--- To do ---
Skip the pictures. Transcribe the rest of the data below without changing a word.

====== Supplied information

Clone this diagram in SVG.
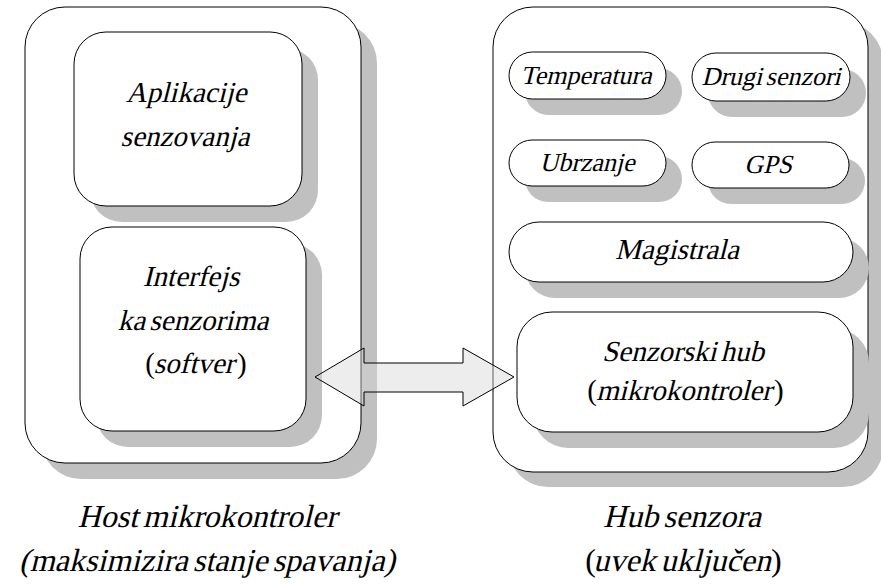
<svg xmlns="http://www.w3.org/2000/svg" width="881" height="584" viewBox="0 0 881 584">
  <style>
    .shadow { fill: #c0c0c0; stroke: none; }
    .box { fill: #ffffff; stroke: #000000; stroke-width: 1; }
    text { font-family: "Liberation Serif", "Times New Roman", serif; font-style: normal; fill: #000000; text-anchor: middle; word-spacing: -3px; }
    .s26 { font-size: 26px; }
    .s29 { font-size: 29px; }
    .s32 { font-size: 32px; }
    .l { text-anchor: end; }
    .r { text-anchor: start; }
    .link { fill: #d8d8d8; fill-opacity: 0.45; stroke: #000000; stroke-width: 1; }
  </style>

  <!-- Host side: italic look is made by slanting the upright serif face -->
  <g id="host">
    <rect class="shadow" x="41" y="23" width="336" height="456" rx="40"/>
    <rect class="box" x="25" y="7" width="336" height="456" rx="40"/>
  </g>
  <g id="aplikacije">
    <rect class="shadow" x="90" y="48" width="228" height="174" rx="32"/>
    <rect class="box" x="74" y="32" width="228" height="174" rx="32"/>
    <text class="s29" transform="translate(186,102) skewX(-14)">Aplikacije</text>
    <text class="s29" transform="translate(185,146) skewX(-14)">senzovanja</text>
  </g>
  <g id="interfejs">
    <rect class="shadow" x="96" y="243" width="226" height="204" rx="32"/>
    <rect class="box" x="80" y="227" width="226" height="204" rx="32"/>
    <text class="s29" transform="translate(191,286) skewX(-14)">Interfejs</text>
    <text class="s29" transform="translate(193,330) skewX(-14)">ka senzorima</text>
    <text class="s29 l" x="155" y="373">(</text>
    <text class="s29" transform="translate(194,373) skewX(-14)">softver</text>
    <text class="s29 r" x="237" y="373">)</text>
  </g>

  <!-- Sensor hub side -->
  <g id="hub">
    <rect class="shadow" x="508" y="22" width="375" height="465" rx="40"/>
    <rect class="box" x="493" y="7" width="375" height="465" rx="40"/>
  </g>
  <g id="temperatura">
    <rect class="shadow" x="525" y="68" width="157" height="47" rx="23.5"/>
    <rect class="box" x="509" y="52" width="157" height="47" rx="23.5"/>
    <text class="s26" transform="translate(586,84) skewX(-14)">Temperatura</text>
  </g>
  <g id="drugi-senzori">
    <rect class="shadow" x="708" y="69" width="158" height="48" rx="24"/>
    <rect class="box" x="692" y="53" width="158" height="48" rx="24"/>
    <text class="s26" transform="translate(771,85) skewX(-14)">Drugi senzori</text>
  </g>
  <g id="ubrzanje">
    <rect class="shadow" x="525" y="156" width="157" height="46" rx="23"/>
    <rect class="box" x="509" y="140" width="157" height="46" rx="23"/>
    <text class="s26" transform="translate(587,171) skewX(-14)">Ubrzanje</text>
  </g>
  <g id="gps">
    <rect class="shadow" x="708" y="158" width="157" height="46" rx="23"/>
    <rect class="box" x="692" y="142" width="157" height="46" rx="23"/>
    <text class="s26" transform="translate(768,173) skewX(-14)">GPS</text>
  </g>
  <g id="magistrala">
    <rect class="shadow" x="525" y="238" width="344" height="60" rx="30"/>
    <rect class="box" x="509" y="222" width="344" height="60" rx="30"/>
    <text class="s29" transform="translate(677,259) skewX(-14)">Magistrala</text>
  </g>
  <g id="senzorski-hub">
    <rect class="shadow" x="533" y="328" width="336" height="120" rx="35"/>
    <rect class="box" x="517" y="312" width="336" height="120" rx="35"/>
    <text class="s29" transform="translate(683,361) skewX(-14)">Senzorski hub</text>
    <text class="s29 l" x="597" y="400">(</text>
    <text class="s29" transform="translate(684,400) skewX(-14)">mikrokontroler</text>
    <text class="s29 r" x="774" y="400">)</text>
  </g>

  <!-- Captions -->
  <g id="host-caption">
    <text class="s32" transform="translate(207,527) skewX(-14)">Host mikrokontroler</text>
    <text class="s32" transform="translate(207,571) skewX(-14)">(maksimizira stanje spavanja)</text>
  </g>
  <g id="hub-caption">
    <text class="s32" transform="translate(682,527) skewX(-14)">Hub senzora</text>
    <text class="s32 l" x="596" y="571">(</text>
    <text class="s32" transform="translate(682,571) skewX(-14)">uvek uključen</text>
    <text class="s32 r" x="771" y="571">)</text>
  </g>

  <!-- Connectors -->
  <g id="connectors">
    <polygon class="link" points="315,377 364,348 364,363 463,363 463,348 514,377 463,406 463,392 364,392 364,406"/>
  </g>
</svg>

============

--- Answer below ---
Clone this diagram in SVG.
<svg xmlns="http://www.w3.org/2000/svg" width="881" height="584" viewBox="0 0 881 584">
  <style>
    .shadow { fill: #c0c0c0; stroke: none; }
    .box { fill: #ffffff; stroke: #000000; stroke-width: 1; }
    text { font-family: "Liberation Serif", "Times New Roman", serif; font-style: normal; fill: #000000; text-anchor: middle; word-spacing: -3px; }
    .s26 { font-size: 26px; }
    .s29 { font-size: 29px; }
    .s32 { font-size: 32px; }
    .l { text-anchor: end; }
    .r { text-anchor: start; }
    .link { fill: #d8d8d8; fill-opacity: 0.45; stroke: #000000; stroke-width: 1; }
  </style>

  <!-- Host side: italic look is made by slanting the upright serif face -->
  <g id="host">
    <rect class="shadow" x="41" y="23" width="336" height="456" rx="40"/>
    <rect class="box" x="25" y="7" width="336" height="456" rx="40"/>
  </g>
  <g id="aplikacije">
    <rect class="shadow" x="90" y="48" width="228" height="174" rx="32"/>
    <rect class="box" x="74" y="32" width="228" height="174" rx="32"/>
    <text class="s29" transform="translate(186,102) skewX(-14)">Aplikacije</text>
    <text class="s29" transform="translate(185,146) skewX(-14)">senzovanja</text>
  </g>
  <g id="interfejs">
    <rect class="shadow" x="96" y="243" width="226" height="204" rx="32"/>
    <rect class="box" x="80" y="227" width="226" height="204" rx="32"/>
    <text class="s29" transform="translate(191,286) skewX(-14)">Interfejs</text>
    <text class="s29" transform="translate(193,330) skewX(-14)">ka senzorima</text>
    <text class="s29 l" x="155" y="373">(</text>
    <text class="s29" transform="translate(194,373) skewX(-14)">softver</text>
    <text class="s29 r" x="237" y="373">)</text>
  </g>

  <!-- Sensor hub side -->
  <g id="hub">
    <rect class="shadow" x="508" y="22" width="375" height="465" rx="40"/>
    <rect class="box" x="493" y="7" width="375" height="465" rx="40"/>
  </g>
  <g id="temperatura">
    <rect class="shadow" x="525" y="68" width="157" height="47" rx="23.5"/>
    <rect class="box" x="509" y="52" width="157" height="47" rx="23.5"/>
    <text class="s26" transform="translate(586,84) skewX(-14)">Temperatura</text>
  </g>
  <g id="drugi-senzori">
    <rect class="shadow" x="708" y="69" width="158" height="48" rx="24"/>
    <rect class="box" x="692" y="53" width="158" height="48" rx="24"/>
    <text class="s26" transform="translate(771,85) skewX(-14)">Drugi senzori</text>
  </g>
  <g id="ubrzanje">
    <rect class="shadow" x="525" y="156" width="157" height="46" rx="23"/>
    <rect class="box" x="509" y="140" width="157" height="46" rx="23"/>
    <text class="s26" transform="translate(587,171) skewX(-14)">Ubrzanje</text>
  </g>
  <g id="gps">
    <rect class="shadow" x="708" y="158" width="157" height="46" rx="23"/>
    <rect class="box" x="692" y="142" width="157" height="46" rx="23"/>
    <text class="s26" transform="translate(768,173) skewX(-14)">GPS</text>
  </g>
  <g id="magistrala">
    <rect class="shadow" x="525" y="238" width="344" height="60" rx="30"/>
    <rect class="box" x="509" y="222" width="344" height="60" rx="30"/>
    <text class="s29" transform="translate(677,259) skewX(-14)">Magistrala</text>
  </g>
  <g id="senzorski-hub">
    <rect class="shadow" x="533" y="328" width="336" height="120" rx="35"/>
    <rect class="box" x="517" y="312" width="336" height="120" rx="35"/>
    <text class="s29" transform="translate(683,361) skewX(-14)">Senzorski hub</text>
    <text class="s29 l" x="597" y="400">(</text>
    <text class="s29" transform="translate(684,400) skewX(-14)">mikrokontroler</text>
    <text class="s29 r" x="774" y="400">)</text>
  </g>

  <!-- Captions -->
  <g id="host-caption">
    <text class="s32" transform="translate(207,527) skewX(-14)">Host mikrokontroler</text>
    <text class="s32" transform="translate(207,571) skewX(-14)">(maksimizira stanje spavanja)</text>
  </g>
  <g id="hub-caption">
    <text class="s32" transform="translate(682,527) skewX(-14)">Hub senzora</text>
    <text class="s32 l" x="596" y="571">(</text>
    <text class="s32" transform="translate(682,571) skewX(-14)">uvek uključen</text>
    <text class="s32 r" x="771" y="571">)</text>
  </g>

  <!-- Connectors -->
  <g id="connectors">
    <polygon class="link" points="315,377 364,348 364,363 463,363 463,348 514,377 463,406 463,392 364,392 364,406"/>
  </g>
</svg>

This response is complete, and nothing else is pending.